A petroleum engineer looking at Godec’s comparison chart may well prefer trying to make some money with EOR.

Those with subsurface experience know it is not easy to prove a reservoir has the seals above and below to provide “secure geologic storage,” to identify all the old wells to ensure they will not provide leak paths, and to predict how the plume of stored gas will grow in the ground, among other concerns.

It is not as if EOR has gone away. There are companies doing under-the-radar EOR projects. Riley Exploration Permian, a small independent, reported at the CO2 Conference on a project to develop a marginal conventional prospect using unconventional ideas, like horizontal wells drilled in a wine-rack formation and fracturing producing wells.

Those in the EOR business have long dreamed of the day when gas capture provides large supplies of cheap CO2. But that will require deals with those capturing the gas.

The US law gives the company capturing the CO2 the loudest voice in where it goes. Many of those are chemical makers with no desire to get into the oil business. They are likely to choose sequestration if it can cover the cost of installing a CO2 capture system and also pay third parties to transport and dispose of the CO2.

Those plans offer the added benefit of potentially increasing a company’s environmental ratings, which are increasingly important when dealing with lenders and the public. Disposal also opens the door to using hydrocarbons to create low-carbon products. Big oil companies may also favor storage for the same reasons.

All of which makes CO2 EOR a tough sell but in Melzer’s mind not an impossible one.

EOR project planners will need to emphasize the CO2 storage potential in these fields and put together creative deals where the rewards are shared by all the parties, including the suppliers, and risks are tightly managed.

The big reason: There are huge EOR targets out there. Melzer has long been an advocate for the residual oil zone in the Permian.

Significant oil production is possible with CO2 injection from the low concentrations of crude in these flooded carbonate formations that are as much as 300 ft thick and can hold a huge amount of CO2.

The tax credit paid for those doing EOR is based on the tons of injected CO2 that remain in the ground. That is roughly equivalent to the amount of gas purchased to maintain the level of gas injections. The actual accounting is more complex as explained by Michael Godec, a vice president at Advanced Resources International:

The injectors must make the case that they are storing the CO2, which is not as complicated as it may seem at first glance. It requires keeping track of the mass balance of what is injected, recycled, and any losses.

The losses are usually the documented and reported times that the electricity goes offline to the compressors, consequently requiring flaring of the recycle. A reason why it seems complicated is that the total injected volumes include the recycle (closed loop) volumes.
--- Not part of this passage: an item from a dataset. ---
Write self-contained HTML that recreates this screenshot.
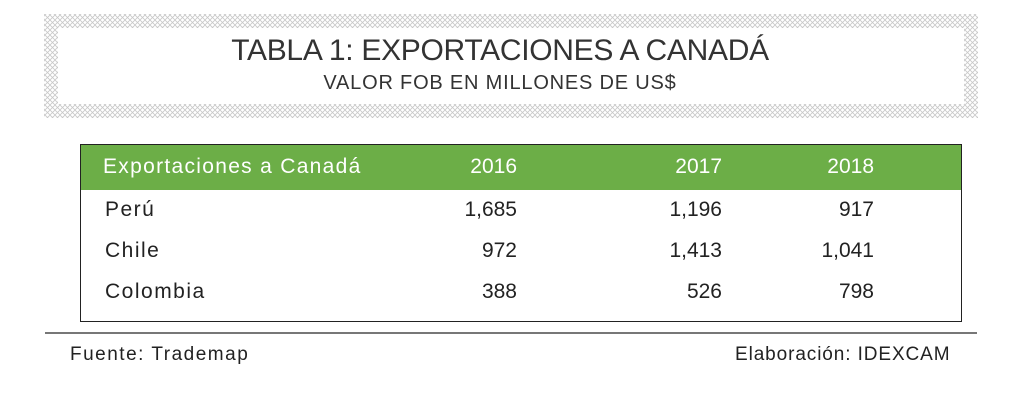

But the purchased volumes are the net volumes (gross being all the injected volumes) and that is what is stored, minus (hopefully) the small volumes lost at the surface.

Advanced Resources International has done some studies and even included the carbon that is burned in the form of the oil produced and the numbers are larger than 95% when the CO2 injection for flood is operated well.

What folks are thinking now, with the revenue stream from storage (or a discounted price of CO2), is that they will upgrade the recycle uptimes and build in redundancy on compressors to maintain everything online and the numbers will approach very closely the purchased CO2 volumes.